> [Data extract]

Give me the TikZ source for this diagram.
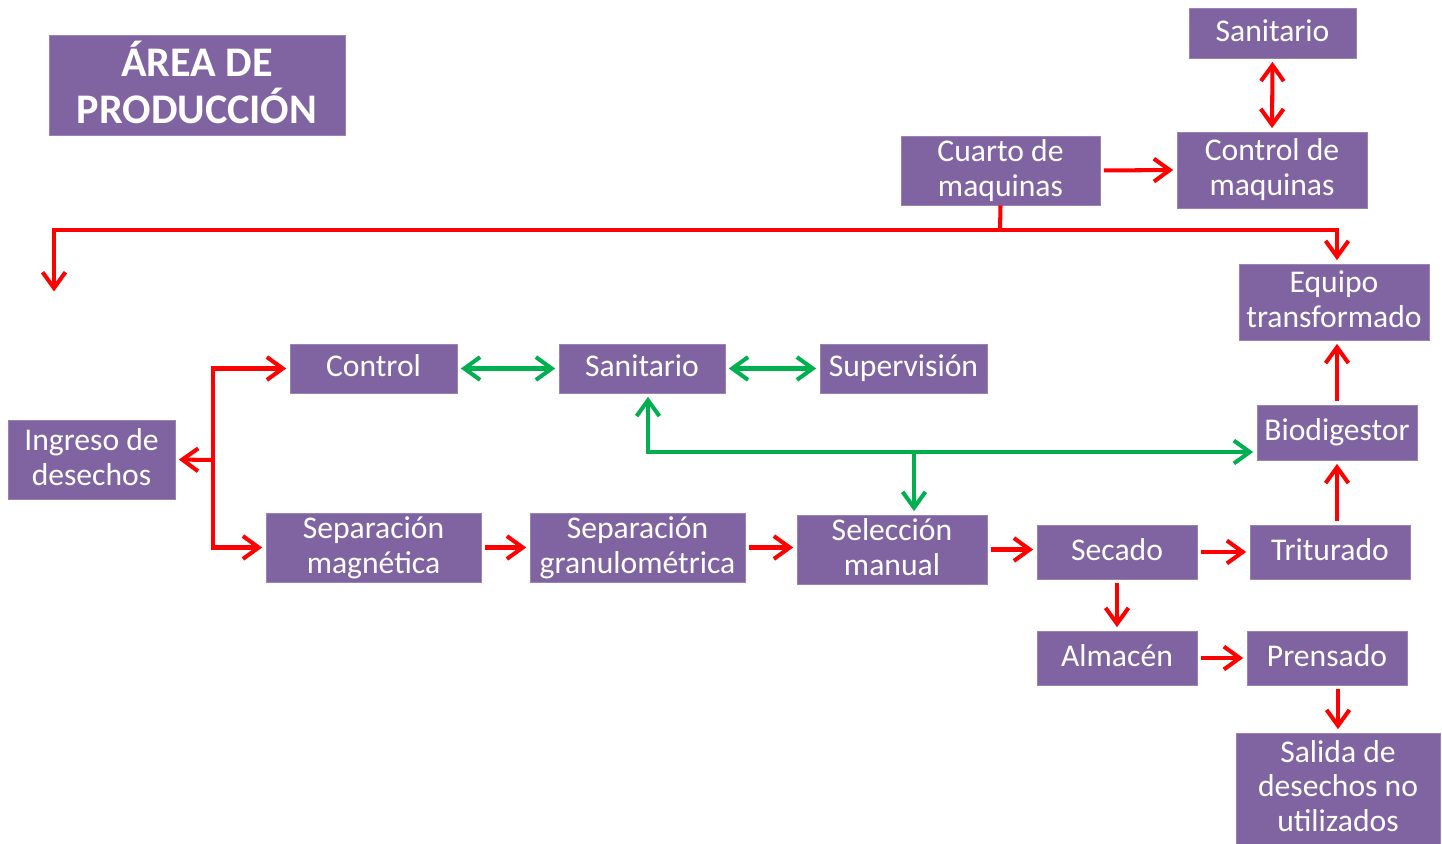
\documentclass[tikz,border=0pt]{standalone}
\usepackage{fontspec}
\setmainfont{Carlito}
\usepackage{tikz}
\usetikzlibrary{arrows.meta,calc}

\definecolor{morado}{HTML}{8064A2}
\definecolor{rojo}{HTML}{FF0000}
\definecolor{verde}{HTML}{00B050}

\begin{document}
\begin{tikzpicture}[x=0.02cm,y=-0.02cm,
		caja/.style={fill=morado, draw=morado!80!white, text=white, align=center, inner sep=0pt,
			text depth=0.3em, font=\fontsize{18}{19.8}\selectfont},
		roja/.style={rojo, line width=2.3pt, shorten >=2pt, shorten <=2pt,
			-{Straight Barb[length=9pt,width=13pt]}},
		dobleroja/.style={roja, {Straight Barb[length=9pt,width=13pt]}-{Straight Barb[length=9pt,width=13pt]}},
		verdeflecha/.style={verde, line width=2.3pt, shorten >=2pt, shorten <=2pt,
			-{Straight Barb[length=9pt,width=13pt]}},
		dobleverde/.style={verdeflecha, {Straight Barb[length=9pt,width=13pt]}-{Straight Barb[length=9pt,width=13pt]}}]
		\useasboundingbox (0,0) rectangle (1442,844);
		
		% titulo
		\node[caja, minimum width=5.92cm, minimum height=2cm, font=\bfseries\fontsize{24}{26.6}\selectfont]
		(titulo) at (197,85) {ÁREA DE\\PRODUCCIÓN};
		
		% parte superior
		\node[caja, minimum width=3.34cm, minimum height=1cm] (san1) at (1272.5,33) {Sanitario};
		\node[caja, minimum width=3.8cm, minimum height=1.52cm] (ctrlmaq) at (1272,170) {Control de\\maquinas};
		\node[caja, minimum width=3.98cm, minimum height=1.38cm] (cuarto) at (1000.5,170.5) {Cuarto de\\maquinas};
		\node[caja, minimum width=3.8cm, minimum height=1.52cm] (equipo) at (1334,302) {Equipo\\transformado};
		
		% fila de control
		\node[caja, minimum width=3.34cm, minimum height=0.98cm] (control) at (373.5,368.5) {Control};
		\node[caja, minimum width=3.32cm, minimum height=0.98cm] (san2) at (642,368.5) {Sanitario};
		\node[caja, minimum width=3.34cm, minimum height=0.98cm] (superv) at (903.5,368.5) {Supervisión};
		\node[caja, minimum width=3.34cm, minimum height=1.58cm] (ingreso) at (91.5,459.5) {Ingreso de\\desechos};
		\node[caja, minimum width=3.2cm, minimum height=1.1cm] (biodig) at (1337,432.5) {Biodigestor};
		
		% fila de proceso
		\node[caja, minimum width=4.3cm, minimum height=1.38cm] (sepmag) at (373.5,547.5) {Separación\\magnética};
		\node[caja, minimum width=4.3cm, minimum height=1.38cm] (sepgran) at (637.5,547.5) {Separación\\granulométrica};
		\node[caja, minimum width=3.8cm, minimum height=1.38cm] (selec) at (892,549.5) {Selección\\manual};
		\node[caja, minimum width=3.2cm, minimum height=1.08cm] (secado) at (1117,552) {Secado};
		\node[caja, minimum width=3.2cm, minimum height=1.08cm] (trit) at (1330,552) {Triturado};
		\node[caja, minimum width=3.2cm, minimum height=1.08cm] (almacen) at (1117,658) {Almacén};
		\node[caja, minimum width=3.2cm, minimum height=1.08cm] (prensado) at (1327,658) {Prensado};
		\node[caja, minimum width=4.08cm, minimum height=2.22cm] (salida) at (1338,788.5) {Salida de\\desechos no\\utilizados};
		
		% puntos de cruce
		\coordinate (cruce) at (1000,230);
		\coordinate (libre) at (54,295);
		\coordinate (rama) at (213,460);
		\coordinate (bus) at (914,452);
		
		% flechas rojas de arriba
		\draw[dobleroja] (san1.south) -- (ctrlmaq.north);
		\draw[roja] (cuarto.east) -- (ctrlmaq.west);
		\draw[rojo, line width=2.3pt] (cuarto.south) -- (cruce);
		\draw[roja, shorten <=0pt] (cruce) -| (libre);
		\draw[roja, shorten <=0pt] (cruce) -| (equipo.north -| biodig);
		\draw[roja] (biodig.north) -- (equipo.south -| biodig);
		\draw[roja] (trit.north -| biodig) -- (biodig.south);
		
		% flechas verdes
		\draw[dobleverde] (control.east) -- (san2.west);
		\draw[dobleverde] (san2.east) -- (superv.west);
		\draw[dobleverde] ([xshift=0.12cm]san2.south) |- (biodig.west |- bus);
		\draw[verdeflecha, shorten <=0pt] (bus) -- (selec.north -| bus);
		
		% ingreso de desechos
		\draw[roja, shorten <=0pt] (rama) -- (ingreso.east);
		\draw[roja, shorten <=0pt] (rama) |- (control.west);
		\draw[roja, shorten <=0pt] (rama) |- (sepmag.west);
		
		% proceso
		\draw[roja] (sepmag.east) -- (sepgran.west);
		\draw[roja] (sepgran.east) -- (sepgran.east -| selec.west);
		\draw[roja] (selec.east) -- (selec.east -| secado.west);
		\draw[roja] (secado.east) -- (trit.west);
		\draw[roja] (secado.south) -- (almacen.north);
		\draw[roja] (almacen.east) -- (prensado.west);
		\draw[roja] (prensado.south -| salida) -- (salida.north);
		
	\end{tikzpicture}
\end{document}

> [Exercise aim] Starting at the top of the listing above, reproduce each line up to and including the one with "width=3.2cm, minimum height=1.1cm]"; omit the pictures.

> [Answer to this exercise]
Give me the TikZ source for this diagram.
\documentclass[tikz,border=0pt]{standalone}
\usepackage{fontspec}
\setmainfont{Carlito}
\usepackage{tikz}
\usetikzlibrary{arrows.meta,calc}

\definecolor{morado}{HTML}{8064A2}
\definecolor{rojo}{HTML}{FF0000}
\definecolor{verde}{HTML}{00B050}

\begin{document}
\begin{tikzpicture}[x=0.02cm,y=-0.02cm,
		caja/.style={fill=morado, draw=morado!80!white, text=white, align=center, inner sep=0pt,
			text depth=0.3em, font=\fontsize{18}{19.8}\selectfont},
		roja/.style={rojo, line width=2.3pt, shorten >=2pt, shorten <=2pt,
			-{Straight Barb[length=9pt,width=13pt]}},
		dobleroja/.style={roja, {Straight Barb[length=9pt,width=13pt]}-{Straight Barb[length=9pt,width=13pt]}},
		verdeflecha/.style={verde, line width=2.3pt, shorten >=2pt, shorten <=2pt,
			-{Straight Barb[length=9pt,width=13pt]}},
		dobleverde/.style={verdeflecha, {Straight Barb[length=9pt,width=13pt]}-{Straight Barb[length=9pt,width=13pt]}}]
		\useasboundingbox (0,0) rectangle (1442,844);
		
		% titulo
		\node[caja, minimum width=5.92cm, minimum height=2cm, font=\bfseries\fontsize{24}{26.6}\selectfont]
		(titulo) at (197,85) {ÁREA DE\\PRODUCCIÓN};
		
		% parte superior
		\node[caja, minimum width=3.34cm, minimum height=1cm] (san1) at (1272.5,33) {Sanitario};
		\node[caja, minimum width=3.8cm, minimum height=1.52cm] (ctrlmaq) at (1272,170) {Control de\\maquinas};
		\node[caja, minimum width=3.98cm, minimum height=1.38cm] (cuarto) at (1000.5,170.5) {Cuarto de\\maquinas};
		\node[caja, minimum width=3.8cm, minimum height=1.52cm] (equipo) at (1334,302) {Equipo\\transformado};
		
		% fila de control
		\node[caja, minimum width=3.34cm, minimum height=0.98cm] (control) at (373.5,368.5) {Control};
		\node[caja, minimum width=3.32cm, minimum height=0.98cm] (san2) at (642,368.5) {Sanitario};
		\node[caja, minimum width=3.34cm, minimum height=0.98cm] (superv) at (903.5,368.5) {Supervisión};
		\node[caja, minimum width=3.34cm, minimum height=1.58cm] (ingreso) at (91.5,459.5) {Ingreso de\\desechos};
		\node[caja, minimum width=3.2cm, minimum height=1.1cm] (biodig) at (1337,432.5) {Biodigestor};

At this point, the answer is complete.